Why the slow take up?

Up to the end of 2022, 26 blue bond transactions had been reported, with a total accumulated value of $5 billion. The first blue bond was a $15 million 10 year bond with a 6.5% coupon issued by the Seychelles, with the funds raised used to significantly expand the islands’ Marine Protection Areas. Others have included a SKr2 billion ($180 million) issue from Nordic Investment Bank and two more from Bank of China totalling $943 million. Yet set against the financing that needs to be invested in marine conservation, blue bond issuance, so far led by either by governments or development banks, has been thin, accounting for less than 0.5% of the sustainable debt market. Part of this slow take up and the consequent funding gap for maritime projects might be explained by the types of issuers. So far, they have tended to be poor nations, reliant on the oceans but vulnerable to weather extremes. Poor credit ratings for these countries can make them less attractive prospects for investing and so issuance by corporates has been relatively scarce. Further obstacles could be attributed to the relative novelty of this type of funding. Compared with the more developed market for green bonds, that for blue bonds suffers from a lack of expertise (either by issuers or investors) or of standardised definitions or metrics.

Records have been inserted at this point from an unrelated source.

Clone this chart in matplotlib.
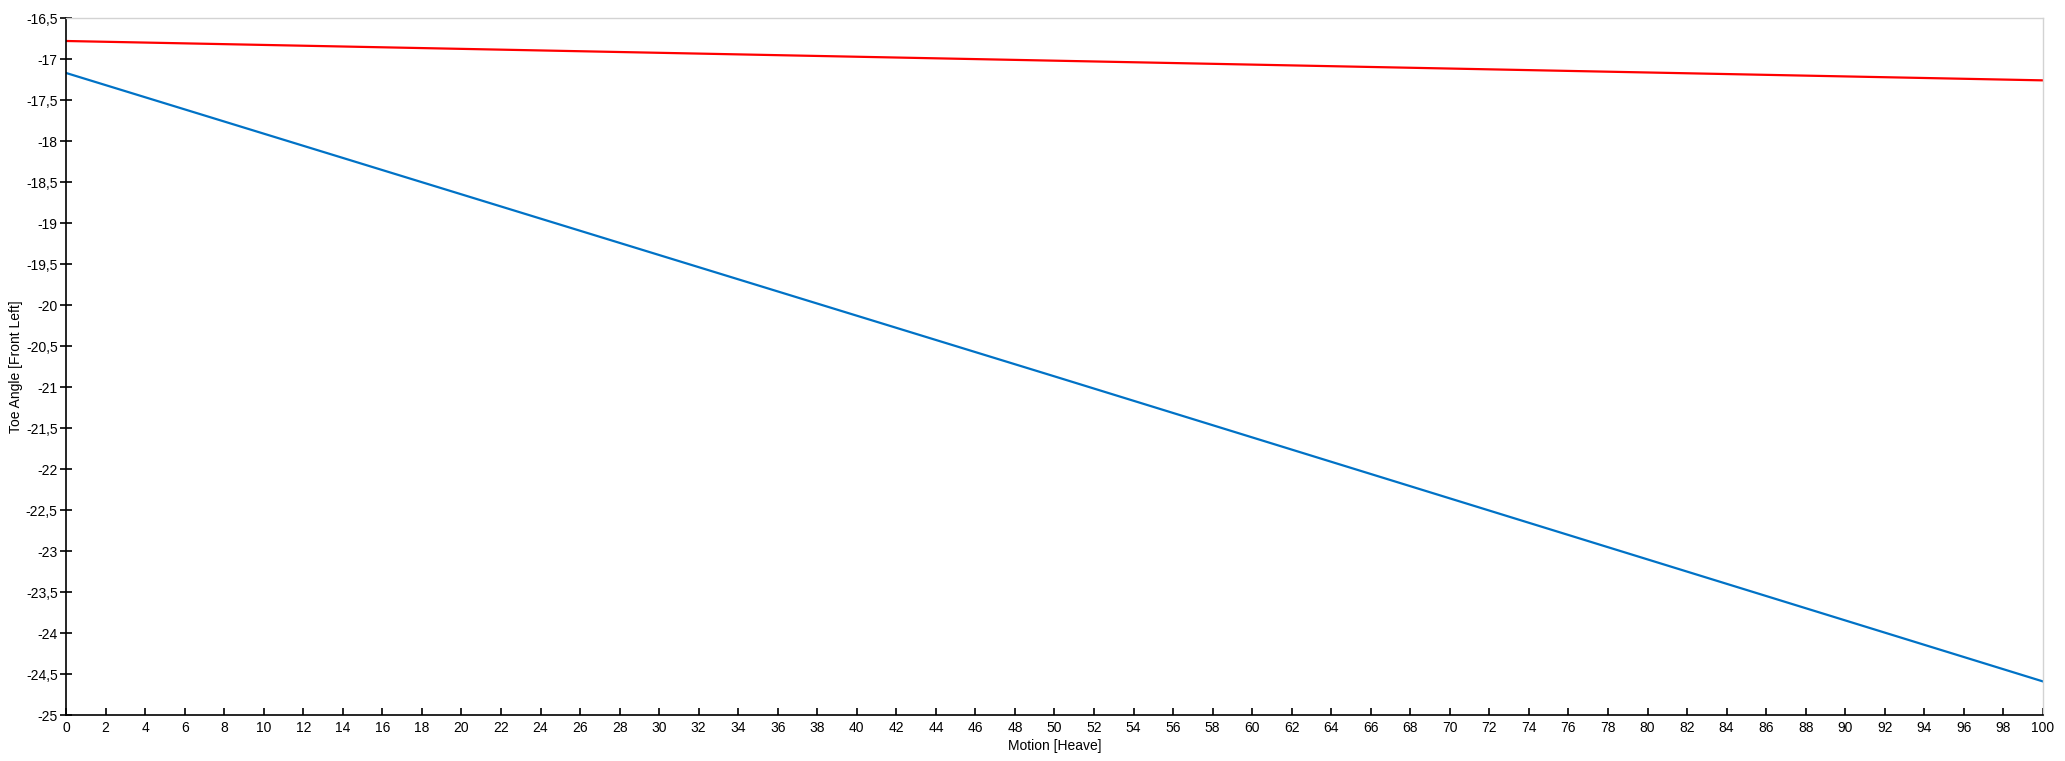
import matplotlib
matplotlib.use("Agg")
from matplotlib import pyplot as plt
from matplotlib.ticker import MultipleLocator, FuncFormatter

# values
motion = [0, 50, 100]
toe_red = [-16.78, -17.02, -17.26]
toe_blue = [-17.17, -20.87, -24.59]

x_ticks = list(range(0, 101, 2))

plt.rcParams["font.family"] = ["Liberation Sans", "DejaVu Sans"]
font_size = 10

fig = plt.figure(figsize=(20.65, 7.61), dpi=100)
ax = fig.add_axes([0.032, 0.0604, 0.9573, 0.9159])

ax.plot(motion, toe_red, color="#ff0000", linewidth=1.6)
ax.plot(motion, toe_blue, color="#0072c6", linewidth=1.6)

ax.set_xlim(0, 100)
ax.set_ylim(-25, -16.5)
ax.set_xticks(x_ticks)
ax.yaxis.set_major_locator(MultipleLocator(0.5))
ax.yaxis.set_major_formatter(FuncFormatter(lambda v, p: ("%g" % v).replace(".", ",")))

ax.tick_params(axis="x", direction="in", length=5, width=1.2, pad=4, labelsize=font_size)
ax.tick_params(axis="y", direction="inout", length=8, width=1.2, pad=2, labelsize=font_size)

for side in ["top", "right"]:
    ax.spines[side].set_color("#d3d3d3")
    ax.spines[side].set_linewidth(1)
for side in ["left", "bottom"]:
    ax.spines[side].set_color("black")
    ax.spines[side].set_linewidth(1.2)

ax.set_xlabel("Motion [Heave]", fontsize=font_size, labelpad=3)
ax.set_ylabel("Toe Angle [Front Left]", fontsize=font_size, labelpad=2)

fig.savefig("out.png", dpi=100)
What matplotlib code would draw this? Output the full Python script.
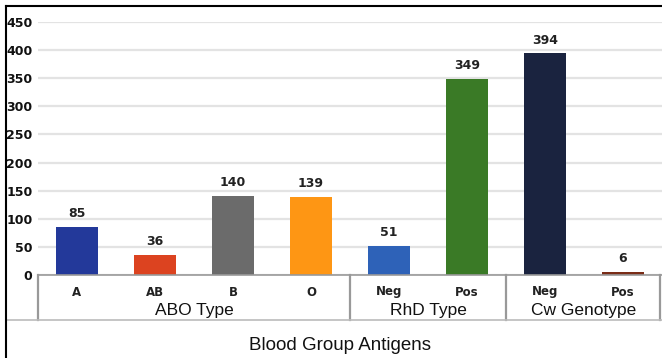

Many of the challenges facing the market for blue bonds are probably to be expected from a relatively new product. Variations were faced by green bonds just a few years ago, yet that market is now larger and of greater quality.

Roundel 1

Architas view

While blue bonds are focused on promoting ocean conservation, they will also need to provide sustainable business opportunities.  For the blue bond market to expand, issuers and the finance community need to agree on some definitions. A standardised explanation of what a ‘blue bond’ is and how it aligns with existing green bond principles will provide market transparency and credibility, while helping to minimise the opportunities for ‘bluewashing’.